A “No” is unpleasant. For both sides. You don’t want to leave your coworker or superior in the lurch, yet you have to draw a line. As soon as you can no longer finish your work, you have to pull the brake and say “No” – for the sake of your health as well as the company. We have a few suggestions for learning how finally to say “No”.
You have the right to say “No”
Saying “No” has a lot to do with your confidence. If you believe that others are more valuable than you, he will always need their appreciation and say “Yes” faster. Be clear on this: You have the right to say “No” even to your superior. Therefore, strengthening your own self-esteem is key to a successful “No”. Ask yourself why it’s so difficult for you to turn down certain people and try to recognize the reasons behind it. Then you can work on that.
Start in your thoughts
You have surely experienced situations where you couldn’t say “No”. Imagine such a situation and say “No” in your thoughts first. Imagine how the situation would normally go, but this time, end the whole thing with a clear “No”. Also imagine the other person’s reaction so you can prepare for the moment when this situation actually occurs.
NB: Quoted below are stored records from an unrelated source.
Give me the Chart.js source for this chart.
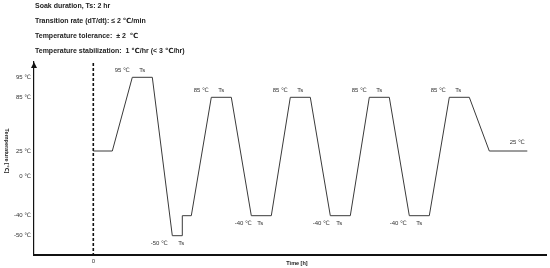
<!DOCTYPE html>
<html>
<head>
<meta charset="utf-8">
<script src="https://cdn.jsdelivr.net/npm/chart.js@4.4.1/dist/chart.umd.min.js"></script>
<style>
  html, body { margin: 0; padding: 0; background: #fff; }
</style>
</head>
<body>
<canvas id="plot" width="550" height="268"></canvas>
<script>
// test profile: time in hours, temperature in ℃
const times = [0, 1.9, 3.9, 5.9, 7.9, 8.9, 8.9, 9.8, 11.8, 13.8, 15.8, 17.8, 19.7, 21.7, 23.7, 25.7, 27.6, 29.6, 31.6, 33.6, 35.6, 37.6, 39.6, 43.4];
const temps = [25, 25, 95, 95, -50, -50, -40, -40, 85, 85, -40, -40, 85, 85, -40, -40, 85, 85, -40, -40, 85, 85, 25, 25];

const tempTicks = [95, 85, 25, 0, -40, -50];
const timeTicks = [0];

const headerLines = [
    'Soak duration, Ts: 2 hr',
    'Transition rate (dT/dt): ≤ 2 ℃/min',
    'Temperature tolerance:  ± 2  ℃',
    'Temperature stabilization:  1 ℃/hr (< 3 ℃/hr)'
];

// labels next to the plateaus (text, time [h], temperature of the plateau)
const noteText = ['95 ℃', 'Ts', '-50 ℃', 'Ts', '85 ℃', 'Ts', '-40 ℃', 'Ts', '85 ℃', 'Ts', '-40 ℃', 'Ts', '85 ℃', 'Ts', '-40 ℃', 'Ts', '85 ℃', 'Ts', '25 ℃'];
const noteTime = [2.9, 4.9, 6.6, 8.8, 10.8, 12.8, 15.0, 16.7, 18.7, 20.7, 22.8, 24.6, 26.6, 28.6, 30.5, 32.6, 34.5, 36.5, 42.4];
const noteTemp = [95, 95, -50, -50, 85, 85, -40, -40, 85, 85, -40, -40, 85, 85, -40, -40, 85, 85, 25];

const FONT = '"Liberation Sans", Arial, "DejaVu Sans", sans-serif';

// the temperature axis is schematic, not to scale:
// each level sits at its own height (px above the time axis)
const axisTemps = [-50, -40, 0, 25, 85, 95];
const axisHeights = [19.3, 39.3, 79, 104, 157.7, 177.7];

function warp(v) {
    let i = 1;
    while (i < axisTemps.length - 1 && v > axisTemps[i]) i++;
    const t0 = axisTemps[i - 1], t1 = axisTemps[i];
    const h0 = axisHeights[i - 1], h1 = axisHeights[i];
    return h0 + (v - t0) * (h1 - h0) / (t1 - t0);
}

class SchematicScale extends Chart.LinearScale {
    static id = 'schematic';
    getPixelForValue(value) {
        return super.getPixelForValue(warp(value));
    }
}
Chart.register(SchematicScale);

const extras = {
    id: 'extras',
    beforeDatasetsDraw(chart) {
        // dashed line at t = 0
        const ctx = chart.ctx;
        const x0 = chart.scales.x.getPixelForValue(0);
        ctx.save();
        ctx.strokeStyle = '#111';
        ctx.lineWidth = 1.6;
        ctx.setLineDash([3, 2]);
        ctx.beginPath();
        ctx.moveTo(x0, 63);
        ctx.lineTo(x0, 257);
        ctx.stroke();
        ctx.restore();
    },
    afterDraw(chart) {
        const ctx = chart.ctx;
        const xs = chart.scales.x, ys = chart.scales.y;
        const area = chart.chartArea;
        ctx.save();

        // arrow head on the temperature axis
        ctx.fillStyle = '#111';
        ctx.beginPath();
        ctx.moveTo(area.left, area.top);
        ctx.lineTo(area.left - 3, area.top + 6);
        ctx.lineTo(area.left + 3, area.top + 6);
        ctx.closePath();
        ctx.fill();

        // header text
        ctx.fillStyle = '#222';
        ctx.font = 'bold 7px ' + FONT;
        ctx.textBaseline = 'middle';
        ctx.textAlign = 'left';
        headerLines.forEach((line, i) => {
            ctx.fillText(line, 35, 6 + i * 14.9);
        });

        // plateau labels, above the hot ones and below the cold ones
        ctx.font = '6px ' + FONT;
        ctx.fillStyle = '#333';
        ctx.textAlign = 'center';
        noteText.forEach((txt, i) => {
            const px = xs.getPixelForValue(noteTime[i]);
            const py = ys.getPixelForValue(noteTemp[i]);
            const off = noteTemp[i] > 0 ? (noteTemp[i] === 25 ? -9 : -7) : 7.5;
            ctx.fillText(txt, px, py + off);
        });

        // axis titles
        ctx.font = 'bold 5.5px ' + FONT;
        ctx.fillStyle = '#222';
        ctx.fillText('Time [h]', 297, 263);
        ctx.translate(7, 151);
        ctx.rotate(Math.PI / 2);
        ctx.fillText('Temperature [℃]', 0, 0);
        ctx.restore();
    }
};

const ctx = document.getElementById('plot').getContext('2d');
const myChart = new Chart(ctx, {
    type: 'line',
    data: {
        datasets: [{
            data: times.map((t, i) => ({ x: t, y: temps[i] })),
            borderColor: '#3a3a3a',
            borderWidth: 1,
            pointRadius: 0,
            tension: 0,
            fill: false
        }]
    },
    options: {
        responsive: false,
        animation: false,
        devicePixelRatio: 1,
        layout: { padding: { top: 62, right: 4, left: 0, bottom: 0 } },
        plugins: {
            legend: { display: false },
            tooltip: { enabled: false }
        },
        scales: {
            x: {
                type: 'linear',
                min: -5.93,
                max: 45.27,
                bounds: 'data',
                afterBuildTicks: s => { s.ticks = timeTicks.map(v => ({ value: v })); },
                afterFit: s => { s.height = 13; },
                grid: { display: false, drawTicks: false },
                border: { display: true, color: '#111', width: 2 },
                ticks: {
                    autoSkip: false,
                    maxRotation: 0,
                    padding: 3,
                    color: '#333',
                    font: { size: 6, family: FONT }
                }
            },
            y: {
                type: 'schematic',
                min: 0,
                max: 193,
                bounds: 'data',
                afterBuildTicks: s => { s.ticks = tempTicks.map(v => ({ value: v })); },
                afterFit: s => { s.width = 34; },
                grid: { display: false, drawTicks: false },
                border: { display: true, color: '#111', width: 1.2 },
                ticks: {
                    autoSkip: false,
                    padding: 3,
                    color: '#333',
                    font: { size: 6, family: FONT },
                    callback: v => v + ' ℃'
                }
            }
        }
    },
    plugins: [extras]
});
</script>
</body>
</html>
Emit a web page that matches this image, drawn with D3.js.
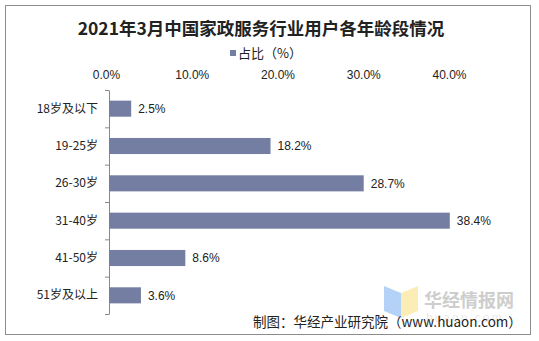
<!DOCTYPE html>
<html>
<head>
<meta charset="utf-8">
<script src="https://cdn.jsdelivr.net/npm/d3@7"></script>
<style>
    body { margin: 0; background: #fff; }
    text { font-family: "Liberation Sans", Arial, "Noto Sans CJK SC", sans-serif; }
</style>
</head>
<body>
<div id="chart"></div>
<script>
// data
const categories = ["18岁及以下", "19-25岁", "26-30岁", "31-40岁", "41-50岁", "51岁及以上"];
const shares = [2.5, 18.2, 28.7, 38.4, 8.6, 3.6];
const tickValues = [0, 10, 20, 30, 40];

const width = 539, height = 341;
const barColor = "#737ea2";

let svg = d3.select("#chart")
    .append("svg")
    .attr("width", width)
    .attr("height", height);

// outer frame
svg.append("rect")
    .attr("x", 5.5).attr("y", 5.5)
    .attr("width", 525).attr("height", 329)
    .attr("fill", "#fff")
    .attr("stroke", "#8c8c8c");

// title
svg.append("text")
    .attr("x", 261).attr("y", 35)
    .attr("text-anchor", "middle")
    .style("font-family", "'Noto Sans CJK SC', sans-serif")
    .style("font-weight", "bold")
    .style("font-size", "17.5px")
    .attr("fill", "#222")
    .text("2021年3月中国家政服务行业用户各年龄段情况");

// legend
svg.append("rect")
    .attr("x", 230).attr("y", 50)
    .attr("width", 6).attr("height", 6)
    .attr("fill", barColor);
svg.append("text")
    .attr("x", 238).attr("y", 58)
    .style("font-family", "'Noto Sans CJK SC', sans-serif")
    .style("font-size", "13px")
    .attr("fill", "#222")
    .text("占比（%）");

// scales
let x = d3.scaleLinear().domain([0, 40]).range([109, 464]);
// the tick labels in the original sit slightly off the bar scale
let xTick = d3.scaleLinear().domain([0, 40]).range([106, 449]);
let y = d3.scaleBand().domain(categories).range([90, 314]).paddingInner(0.57).paddingOuter(0.285);

// top tick labels (no line)
let topAxis = svg.append("g")
    .attr("transform", "translate(0,82)")
    .call(d3.axisTop(xTick).tickValues(tickValues).tickFormat(d => d.toFixed(1) + "%").tickSize(0));
topAxis.select(".domain").remove();
topAxis.selectAll("text")
    .style("font-size", "12px")
    .attr("fill", "#222");

// left axis
let leftAxis = svg.append("g")
    .attr("transform", "translate(109,0)")
    .call(d3.axisLeft(y).tickSize(0).tickPadding(11));
leftAxis.select(".domain").attr("stroke", "#888");
leftAxis.selectAll("text")
    .style("font-family", "'Noto Sans CJK SC', sans-serif")
    .style("font-size", "12px")
    .attr("fill", "#222");

// tick marks between categories
let bounds = d3.range(categories.length + 1).map(i => 90 + i * (224 / categories.length));
svg.append("g").selectAll("line")
    .data(bounds)
    .enter()
    .append("line")
    .attr("x1", 105).attr("x2", 109)
    .attr("y1", d => d + 0.5).attr("y2", d => d + 0.5)
    .attr("stroke", "#888");

// bars
svg.append("g").selectAll("rect")
    .data(shares)
    .enter()
    .append("rect")
    .attr("x", x(0))
    .attr("y", (d, i) => y(categories[i]))
    .attr("width", d => x(d) - x(0))
    .attr("height", y.bandwidth())
    .attr("fill", barColor);

// value labels
svg.append("g").selectAll("text")
    .data(shares)
    .enter()
    .append("text")
    .attr("x", d => x(d) + 7)
    .attr("y", (d, i) => y(categories[i]) + y.bandwidth() / 2)
    .attr("dy", "0.35em")
    .style("font-size", "12px")
    .attr("fill", "#222")
    .text(d => d.toFixed(1) + "%");

// watermark
let wm = svg.append("g").attr("opacity", 0.75);
wm.append("polygon")
    .attr("points", "384,286 401,293 401,318 384,311")
    .attr("fill", "#9cc3f5");
wm.append("polygon")
    .attr("points", "401,293 418,286 418,311 401,318")
    .attr("fill", "#fbe8a0");
wm.append("text")
    .attr("x", 424).attr("y", 307)
    .style("font-family", "'Noto Sans CJK SC', sans-serif")
    .style("font-weight", "bold")
    .style("font-size", "18px")
    .attr("fill", "#bdbdbd")
    .text("华经情报网");
wm.append("text")
    .attr("x", 426).attr("y", 322)
    .style("font-size", "12px")
    .attr("fill", "#e4e4e4")
    .attr("letter-spacing", "2px")
    .text("huaon.com");

// source note
svg.append("text")
    .attr("x", 253).attr("y", 327)
    .style("font-family", "'Noto Sans CJK SC', sans-serif")
    .style("font-size", "13.5px")
    .attr("fill", "#222")
    .text("制图：华经产业研究院（www.huaon.com）");
</script>
</body>
</html>
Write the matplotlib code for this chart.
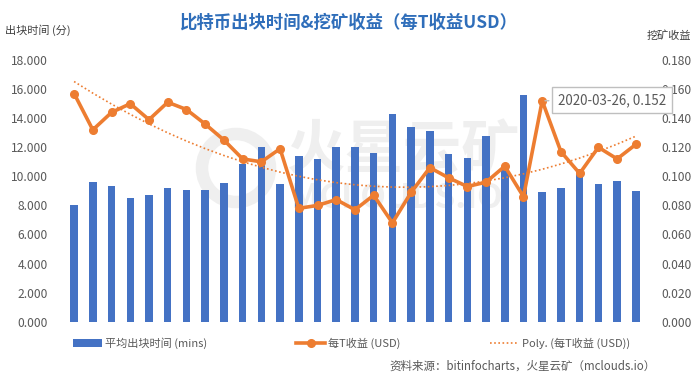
import numpy as np
import matplotlib
matplotlib.use('Agg')
import matplotlib.pyplot as plt
from matplotlib.patches import Circle
from matplotlib.ticker import FormatStrFormatter

plt.rcParams['font.family'] = ['Noto Sans CJK SC', 'DejaVu Sans']

# average block time (mins), 31 periods
block_time = [8.02, 9.60, 9.32, 8.52, 8.70, 9.19, 9.05, 9.05, 9.53, 10.84,
              12.00, 9.46, 11.39, 11.18, 12.00, 12.00, 11.59, 14.27, 13.38, 13.10,
              11.52, 11.25, 12.76, 10.60, 15.58, 8.91, 9.19, 10.54, 9.46, 9.67,
              8.98]
# revenue per TH (USD)
revenue = [0.157, 0.132, 0.144, 0.150, 0.139, 0.151, 0.146, 0.136, 0.125, 0.112,
           0.110, 0.119, 0.078, 0.080, 0.084, 0.077, 0.087, 0.068, 0.089, 0.106,
           0.099, 0.093, 0.096, 0.107, 0.086, 0.152, 0.117, 0.102, 0.120, 0.112,
           0.122]
highlight_idx = 25
highlight_label = '2020-03-26, 0.152'

blue = '#4472C4'
orange = '#ED7D31'
grey = '#595959'
wm = '#efefef'

x = np.arange(len(block_time))

fig = plt.figure(figsize=(6.96, 3.78), dpi=100)
ax = fig.add_axes([0.093, 0.149, 0.834, 0.692])
ax2 = ax.twinx()

# faint watermark (logo ring + text)
fig.patches.append(Circle((236, 378 - 168), 34, transform=None, fill=False,
                          ec=wm, lw=9, zorder=0))
fig.text(0.58, 0.60, '火星云矿', fontsize=42, color=wm, ha='center',
         va='center', fontweight='bold', zorder=0)
fig.text(0.57, 0.475, 'MCLOUDS.IO', fontsize=24, color=wm, ha='center',
         va='center', fontweight='bold', zorder=0)
ax.set_zorder(1)
ax2.set_zorder(2)
ax.patch.set_visible(False)

bars = ax.bar(x, block_time, width=0.4, color=blue, label='平均出块时间 (mins)')
ax.set_ylim(0, 18)
ax.set_yticks(np.arange(0, 18.1, 2))
ax.yaxis.set_major_formatter(FormatStrFormatter('%.3f'))
ax.set_xlim(-0.5, len(x) - 0.5)
ax.set_xticks([])

line, = ax2.plot(x, revenue, color=orange, lw=2.6, marker='o', ms=5.5,
                 label='每T收益 (USD)')
coef = np.polyfit(x, revenue, 2)
trend, = ax2.plot(x, np.polyval(coef, x), color=orange, lw=1.2, ls=(0, (1, 1.5)),
                  label='Poly. (每T收益 (USD))')
ax2.set_ylim(0, 0.18)
ax2.set_yticks(np.arange(0, 0.181, 0.02))
ax2.yaxis.set_major_formatter(FormatStrFormatter('%.3f'))

for a in (ax, ax2):
    for s in a.spines.values():
        s.set_visible(False)
    a.tick_params(axis='y', length=0, labelsize=8.7, labelcolor=grey, pad=12)
    a.tick_params(axis='x', length=0)

ax2.annotate(highlight_label, xy=(highlight_idx, revenue[highlight_idx]),
             xytext=(highlight_idx + 0.85, 0.1525), fontsize=9.6, color=grey,
             va='center', ha='left',
             bbox=dict(boxstyle='square,pad=0.45', fc='white', ec='#bfbfbf', lw=1),
             arrowprops=dict(arrowstyle='-', color='#bfbfbf', lw=1))

fig.text(0.5, 0.94, '比特币出块时间&挖矿收益（每T收益USD）', ha='center', va='center',
         fontsize=12.5, color='#2F6EBA', fontweight='bold')
fig.text(0.007, 0.92, '出块时间 (分)', ha='left', va='center', fontsize=8, color='#404040')
fig.text(0.993, 0.905, '挖矿收益', ha='right', va='center', fontsize=8, color='#404040')

fig.legend(handles=[bars, line, trend], loc='center', bbox_to_anchor=(0.505, 0.092),
           ncol=3, frameon=False, fontsize=8, labelcolor=grey, handlelength=2.6,
           columnspacing=8, handletextpad=0.3)

fig.text(0.942, 0.03, '资料来源：bitinfocharts，火星云矿（mclouds.io）', ha='right',
         va='center', fontsize=8.3, color=grey)

fig.savefig('out.png', dpi=100)
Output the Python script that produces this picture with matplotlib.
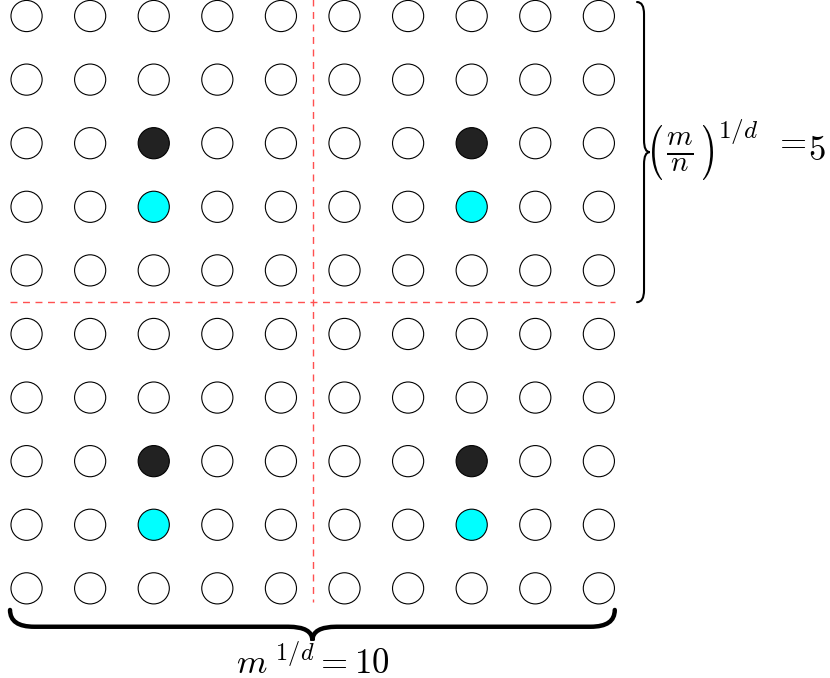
import numpy as np
import matplotlib.pyplot as plt
from matplotlib.patches import Circle, PathPatch
from matplotlib.path import Path
from matplotlib.textpath import TextPath
from matplotlib.transforms import Affine2D

plt.rcParams['mathtext.fontset'] = 'cm'

# grid of points (m = 100 points, d = 2, n = 4 blocks)
n_cols = 10
n_rows = 10
black_cols = [2, 7, 2, 7]
black_rows = [2, 2, 7, 7]
cyan_cols = [2, 7, 2, 7]
cyan_rows = [3, 3, 8, 8]
split = 4.5

label_bottom = r'$m^{\ 1/d} = 10$'

W, H = 830, 678


def brace_path(a, b, base, depth, vertical=False):
    # curly brace from a to b, ends at `base`, tip pushed out by `depth`
    mid = (a + b) / 2
    span = b - a
    w = 0.08 * span / 2
    half = base + depth * 0.55
    pts = [
        (a, base),
        (a, half), (a + w, half),
        (mid - w, half),
        (mid, half), (mid, base + depth),
        (mid, half), (mid + w, half),
        (b - w, half),
        (b, half), (b, base),
    ]
    codes = [Path.MOVETO,
             Path.CURVE3, Path.CURVE3,
             Path.LINETO,
             Path.CURVE3, Path.CURVE3,
             Path.CURVE3, Path.CURVE3,
             Path.LINETO,
             Path.CURVE3, Path.CURVE3]
    if vertical:
        pts = [(p[1], p[0]) for p in pts]
    return Path(pts, codes)


def glyph_box(s, left, top, right, bottom):
    # glyph outline stretched into a pixel box (top-left origin)
    tp = TextPath((0, 0), s, size=40)
    ext = tp.get_extents()
    sx = (right - left) / ext.width
    sy = (bottom - top) / ext.height
    tr = (Affine2D().translate(-ext.x0, -ext.y0).scale(sx, sy)
          .translate(left, H - bottom))
    return PathPatch(tr.transform_path(tp), facecolor='black', edgecolor='none',
                     transform=None)


fig = plt.figure(figsize=(W / 100, H / 100), dpi=100)
ax = fig.add_axes([0, 0, 1, 1])
ax.set_xlim(-0.417, 12.634)
ax.set_ylim(10.41, -0.252)
ax.set_aspect('equal')
ax.axis('off')

fills = {}
for c, r in zip(black_cols, black_rows):
    fills[(c, r)] = '#222222'
for c, r in zip(cyan_cols, cyan_rows):
    fills[(c, r)] = '#00ffff'

for r in range(n_rows):
    for c in range(n_cols):
        ax.add_patch(Circle((c, r), 0.245, facecolor=fills.get((c, r), 'white'),
                            edgecolor='black', linewidth=0.8, zorder=3))

# block separators
dash = dict(color='#ff5050', linewidth=1.0, linestyle=(0, (5, 4)), zorder=1)
ax.plot([split, split], [-0.26, 9.22], **dash)
ax.plot([-0.26, 9.25], [split, split], **dash)

# braces
ax.add_patch(PathPatch(brace_path(-0.22, 4.5, 9.6, 0.2, vertical=True),
                       facecolor='none', edgecolor='black', linewidth=1.5,
                       capstyle='round'))
ax.add_patch(PathPatch(brace_path(-0.26, 9.25, 9.34, 0.48),
                       facecolor='none', edgecolor='black', linewidth=3.2,
                       capstyle='round'))

# (m/n)^{1/d} = 5 next to the right brace
fig.add_artist(glyph_box(r'$($', 652, 125, 662, 180))
fig.add_artist(glyph_box(r'$)$', 703, 125, 713, 180))
ax.text(10.28, 2.14, r'$\frac{m}{n}$', fontsize=30, ha='center', va='center')
ax.text(10.87, 1.92, r'$1/d$', fontsize=18, ha='left', va='baseline')
ax.text(12.0, 2.12, r'$=$', fontsize=25, ha='center', va='baseline')
ax.text(12.43, 2.26, r'$5$', fontsize=25, ha='center', va='baseline')

ax.text(4.5, 10.35, label_bottom, fontsize=25, ha='center', va='baseline')

fig.savefig('out.png', dpi=100)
A “No” doesn’t need an explanation
You’ve probably seen this statement before: “No is a complete sentence.” Don’t be afraid not to leave a “No” unexplained. The more you explain, the more defensive you become and the more your counterpart will try to persuade you to a “Yes”.
“This is the last time.”
If you can’t quite manage to say a definite “No,” you can also divert to a “This is the last time.” So you’re doing your counterpart a favour again, but signalize at the same time that you won’t be prepared to do it any more in the future. It is important that you present your statement seriously and unmistakably so that your counterpart clearly understands the line that’s been drawn.
Wait to respond
Don’t answer directly, but take some time for your response. Let them know that you first have to check your calendar and to-do lists and will get back to them as soon as possible. That way you avoid a premature “Yes”, which you can only take back with great difficulty. Important: Formulate your wish to think about it not as a request but as a statement. You’re not the one asking; your counterpart is. Look if you really CAN and WANT TO do the work or favour requested, and decline if that’s not the case.
Suggest an alternative
If you have an idea of how a problem can be solved differently without your help, definitely say so to the person asking for your help. That way you’ll have helped him but you don’t need to spend your time. At the same time, you give the signal that you’re not available.
Practice, practice, practice
You’ve never managed to say “No”? Then you surely won’t become a pro just by reading this. If saying “No” doesn’t work right away, stick with it and ask yourself what was holding you back in the situation. With time, it will become easier to say “No”, so definitely keep trying!